Par le roy, à la relacion du conseil. J. de Coiffy.


1 Le duc de Berry séjourna à Poitiers et en Poitou du commencement d'avril au 8 novembre 1373, en mars et avril 1374, et de juillet à novembre de la même année. (Voy. son itinéraire en téte de ce volume.) Nous signalerons ici quelques actes de son gouvernement à cette époque. Le 27 août 1373, il manda au maire de Poitiers de défendre, sous des peines sévères, aux gens d'armes qui étaient dans la ville d'en sortir pour prendre du fourrage, du blé, de l'avoine, des bestiaux ou des étoffes, à l'exception du foin et de la paille. (Acte daté de Poitiers. Arch. municipales, E. 14.) Des lettres de ce prince, datées de la même ville, le 14 octobre suivant, portent injonction aux commissaires chargés de lever certaines impositions dans les châtellenies de Poitiers, de Chauvigny, de Mortemer, Gençay et Château-Larcher, et dans plusieurs autres paroisses, d'apporter sans délai à Poitiers les sommes reçues par eux. (Id., I. 17.) Par autres lettres données à Mirebeau, le 3 mars 1374 n. s., le duc de Berry fit défense expresse au maire de Poitiers de laisser entrer en ville aucuns gens d'armes, quels qu'ils soient, si ce n'est par son ordre. (Id., E. 15.)
On voit ici que la Saintonge et l'Angoumois faisaient partie de l'apanage de Jean de France. Il fit rétrocession de ces deux comtés au roi par acte de septembre 1374. (Arch. nat., Chambre des comptes, P. 2295. p. 275.) En échange, Charles V fit don à son frère de 47,000 francs d'or et de la rançon qu'il pourrait tirer de Thomas de Percy. (Lettres de mars 1375 n. s., J. 382, n° 5.) Ce célèbre chevalier anglais, qui avait succédé à Jean Chandos comme sénéchal de Poitou en 1370, avait été fait prisonnier par les Français à la fin de juillet ou au commencement d'août 1374, et conduit au duc de Berry (KK. 252, fol. 22, 28 v°, 31).

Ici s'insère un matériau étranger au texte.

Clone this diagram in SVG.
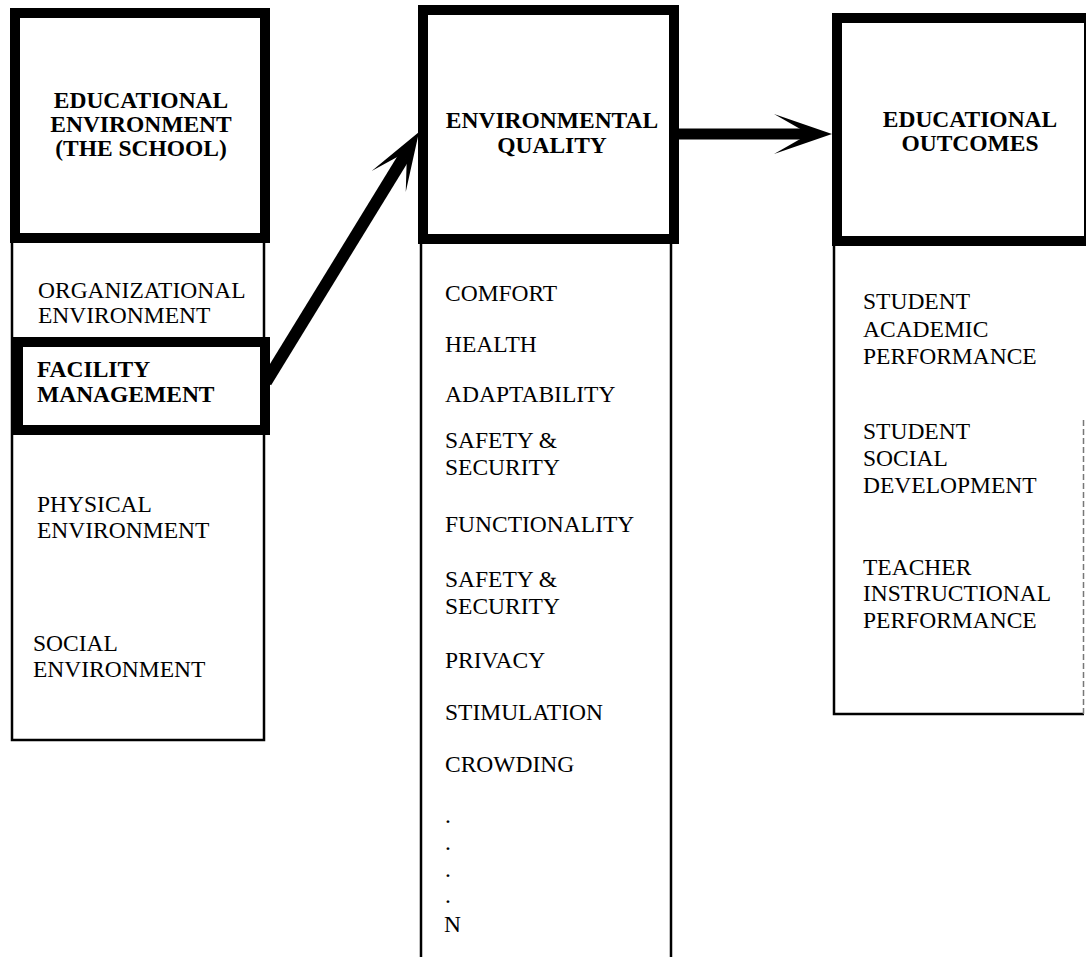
<svg xmlns="http://www.w3.org/2000/svg" width="1086" height="957" viewBox="0 0 1086 957">
<style>
.thick{fill:none;stroke:#000;stroke-width:10}
.thin{fill:none;stroke:#000;stroke-width:2.5}
.t{font-family:"Liberation Serif","Times New Roman",serif;font-size:23.5px;fill:#000}
.b{font-family:"Liberation Serif","Times New Roman",serif;font-size:23.5px;font-weight:bold;fill:#000}
.c{text-anchor:middle}
.shaft{stroke:#000;fill:none;stroke-linecap:butt}
</style>
<defs>
<path id="head" d="M0,0 L-58,-20 L-30,-4 L-30,4 L-58,20 Z" fill="#000"/>
</defs>
<rect width="1086" height="957" fill="#fff"/>

<g id="school">
<rect class="thick" x="15" y="13" width="250" height="225"/>
<path class="thin" d="M12,243 V740 H264 V243"/>
<text class="b c" x="141" y="108">EDUCATIONAL</text>
<text class="b c" x="141" y="132">ENVIRONMENT</text>
<text class="b c" x="141" y="156">(THE SCHOOL)</text>
<text class="t" x="38" y="298">ORGANIZATIONAL</text>
<text class="t" x="38" y="323">ENVIRONMENT</text>
<text class="t" x="37" y="512">PHYSICAL</text>
<text class="t" x="37" y="538">ENVIRONMENT</text>
<text class="t" x="33" y="651">SOCIAL</text>
<text class="t" x="33" y="677">ENVIRONMENT</text>
</g>

<g id="facility">
<rect class="thick" x="18" y="342" width="247" height="88"/>
<text class="b" x="37" y="377">FACILITY</text>
<text class="b" x="37" y="402">MANAGEMENT</text>
</g>

<g id="quality">
<rect class="thick" x="423" y="10" width="251" height="229"/>
<path class="thin" d="M421,244 V957 M671,244 V957"/>
<text class="b c" x="552" y="128">ENVIRONMENTAL</text>
<text class="b c" x="552" y="153">QUALITY</text>
<text class="t" x="445" y="301">COMFORT</text>
<text class="t" x="445" y="352">HEALTH</text>
<text class="t" x="445" y="402">ADAPTABILITY</text>
<text class="t" x="445" y="448">SAFETY &amp;</text>
<text class="t" x="445" y="475">SECURITY</text>
<text class="t" x="445" y="532">FUNCTIONALITY</text>
<text class="t" x="445" y="587">SAFETY &amp;</text>
<text class="t" x="445" y="614">SECURITY</text>
<text class="t" x="445" y="668">PRIVACY</text>
<text class="t" x="445" y="720">STIMULATION</text>
<text class="t" x="445" y="772">CROWDING</text>
<text class="t" x="445" y="823">.</text>
<text class="t" x="445" y="850">.</text>
<text class="t" x="445" y="877">.</text>
<text class="t" x="445" y="903">.</text>
<text class="t" x="444" y="932">N</text>
</g>

<g id="outcomes">
<rect class="thick" x="837" y="18" width="252" height="223"/>
<path class="thin" d="M834,246 V714 H1084"/>
<path d="M1083.5,420 V714" stroke="#777" stroke-width="1.5" stroke-dasharray="6,3" fill="none"/>
<text class="b c" x="970" y="127">EDUCATIONAL</text>
<text class="b c" x="970" y="151">OUTCOMES</text>
<text class="t" x="863" y="309">STUDENT</text>
<text class="t" x="863" y="337">ACADEMIC</text>
<text class="t" x="863" y="364">PERFORMANCE</text>
<text class="t" x="863" y="439">STUDENT</text>
<text class="t" x="863" y="466">SOCIAL</text>
<text class="t" x="863" y="493">DEVELOPMENT</text>
<text class="t" x="863" y="575">TEACHER</text>
<text class="t" x="863" y="601">INSTRUCTIONAL</text>
<text class="t" x="863" y="628">PERFORMANCE</text>
</g>

<g id="connectors">
<line class="shaft" x1="266" y1="382" x2="404" y2="157" stroke-width="12"/>
<use href="#head" transform="translate(419,132) rotate(-58.5)"/>
<line class="shaft" x1="679" y1="134" x2="803" y2="134" stroke-width="11"/>
<use href="#head" transform="translate(832,134)"/>
</g>
</svg>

2 La captivité de Guillaume Gabet au château de Montignac ne paraît pas devoir remonter à l'expédition du prince de Galles en Espagne ; elle doit être plutôt reportée aux années 1369 ou 1370, alors que le Mirebalais, frontière entre le Poitou occupé par les Anglais, et la Touraine, où se concentraient les forces françaises, était le théâtre de la guerre. Il y avait eu au commencement du xive siècle un prévôt de l'église de Poitiers du nom de Guillaume Gabet, sur lequel les archives de cette ville renferment un assez grand nombre de documents. (Voy. l'Inventaire de ces archives par M. Rédet, publ. par MM. A. Richard et Ch. Barbier, pour la Société des Antiquaires de l'Ouest, Poitiers 1883, in-8°, nos 447, 449, 473, 481, 1913, 1914.)